How can the international community work to decrease socioeconomic disparities and create more global equality?



Goal 10 .:. Sustainable Development Knowledge PlatformWhat is the right to life? Is it the right to simply being alive, or it the ability to live well? Does that include a access to basic necessities such as shelter, water or education? If you look closely at some of the global trends, you may notice that the idiom “the rich get richer and the poor get poorer” is applicable to our world today. Countries on the bottom of the GDP list have been stuck there for decades. This inequality is prolonged by the instability of many countries and the ineffectiveness of external financial support. Those who are unfortunately living in places with a lower GDP have an overall lower quality of life. Healthcare, access to education, ability to support your family, access to clean water, things that we consider a human right are all compromised because of global inequality and the way in which the international community has addressed this issue has only allowed this cycle of poverty to continue. 

Wealth distribution within the world

While it can be disputed that there are lots of efforts being put towards this issue, the main point of contention is whether it is being used effectively. Much of the aid that is given is either not being used properly, given to the wrong people or being given for the wrong reasons which is why this issue is still so prominent today. If you look closely at the countries receiving aid from some of the most developed countries, a large portion isn’t being given to those at the bottom of the GDP list but rather those who will prove to have greater and more immediate benefits. This isn’t just a matter of human rights but also the impact of politics on social issues.
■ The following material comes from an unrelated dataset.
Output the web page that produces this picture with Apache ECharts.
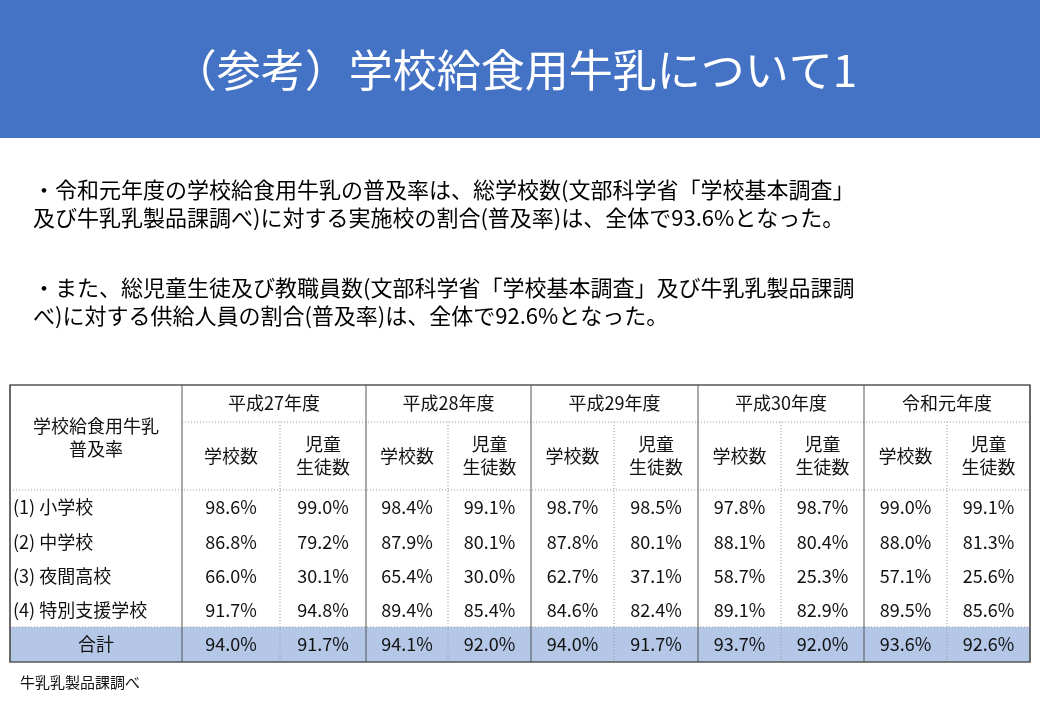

The scale of global inequality is quite simply staggering.

Winnie Byanyima

While humanitarian efforts are a strong short-term solution, there needs to be an approach to tackle the root of the problem. It is unrealistic to expect developing countries to deal with this issue on their own which is why this calls for international involvement. The problem of global inequality is massive and there is a lot of progress needing to be made towards this cause. With that being said, using game theory, we will look at what different types of aid can be given to help create a long-term response to this issue.


Developed Countries

    A. Do nothing

    B. Give monetary aid (eg. bilateral or multilateral)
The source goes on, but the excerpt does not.